As we, the sycophantic public, dangle precariously between presidential election cycles, only one question keeps us attuned to the distant rumblings of potential candidates as they posture, pivot, and promenade their way to a spot in the presidential primary spotlight of 2016: could Kirsten Gillibrand leapfrog Hillary Clinton and become our nation’s first female commander-in-chief?
That’s the question underpinning Maggie Haberman’s thorough article on Politico, a site that feeds on political soothsaying the way mynochs feed on the Millennium Falcon’s power cables. We’re not far enough removed from the last presidential election cycle to make serious candidate speculation decorous, but we’re right in the temporal sweet-spot for intriguing scenarios. Everyone knows that Hillary Clinton will run, win, and lead America back to a golden age of arcade games and guiltless Big Gulps, so it’d be boring to talk about her imminent candidacy. Far more interesting to suggest a not-so-wild wild card, a Democrat, sure, and a woman, someone who seems like a fresher, more vigorous version of the center-left (but mostly center) Hillary Clinton. Some like Kirsten Gillibrand.
Gillibrand, a Blue Dog Democrat who pivoted to the left with her recent support of gay marriage and gun control, won Clinton’s New York Senate seat in 2009. She also has blonde hair, a law degree from UCLA, an undergrad degree from Dartmouth, and a knack for helping female political candidates win wider support through her PAC, Off the Sidelines. Her efforts to promote female candidates raised her profile during the 2012 presidential election, and an impressive dressing-down of U.S. military generals for their handling of sexual assault cases proved that she was tough. All of these things make it easy for observers to draw comparisons between Gillibrand and Clinton, but Gillibrand stands out from the former Secretary of State in one very important way — she’s only 46-years-old.

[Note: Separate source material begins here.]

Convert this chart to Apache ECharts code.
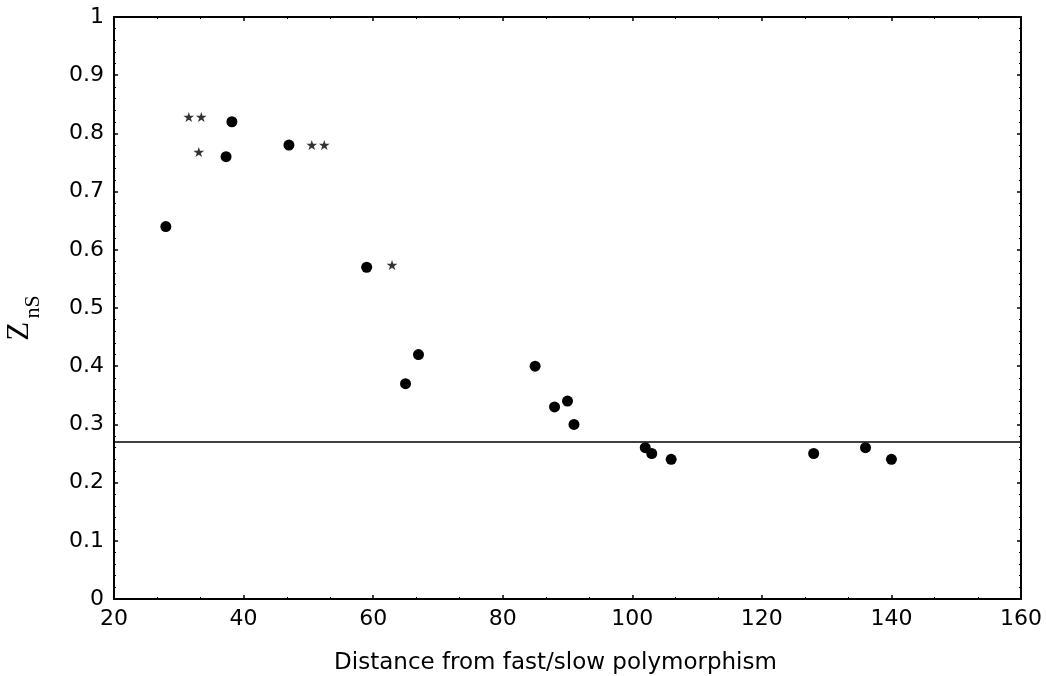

Clinton is currently 65, and, with another three years to go until the next presidential carousel, she’d be just shy of Ronald Reagan’s record for oldest person to assume the presidential office. If a old dude can become president, though, an old woman certainly can, but Gillibrand has the youth and momentum that makes her an appealing foil to Clinton — she isn’t just a fresh face, she’s Hillary 2.0, a potential candidate who can remind voters of a beloved older politician while still distinguishing herself as “new.”
People like new. People don’t like losers, and, for better or worse, Hillary Clinton lost the 2008 Democratic Primary in spectacular nose-diving fashion. That isn’t to write her off, only to point out that Clinton’s Secretary of State momentum can only carry her part of the way to 2016. Until then, active and visible politicians like Gillibrand will have many chances to introduce themselves to and make a lasting impression on the voting public.
Haberman’s article holds a certain fascination that transcends geeking out on political fantasies, since, when we step back and survey the landscape like sober adults, Gillibrand headlining a 2016 ticket seems highly unlikely (Clinton and Gillibrand 2016, does, however, have a nice ring to it). Kirsten Gillibrand is, for election purposes, a second Hillary, and you can bet that if she does ever run for president, some clever strategist is going to find lots of ways to get the two women next to each other on a campaign trail.
Does it bother anyone that people seem eager to get rid of the political vet for the relative newcomer, or does seeing a young(er) woman capitalize on her place in the sun give you hope that women who aren’t part of a small American political dynasty will also have a shot at the biggest job in the country? If there’s justice in presidential ticket-making, Clinton-Gillibrand ‘16 will find a home with the rest of my button collection.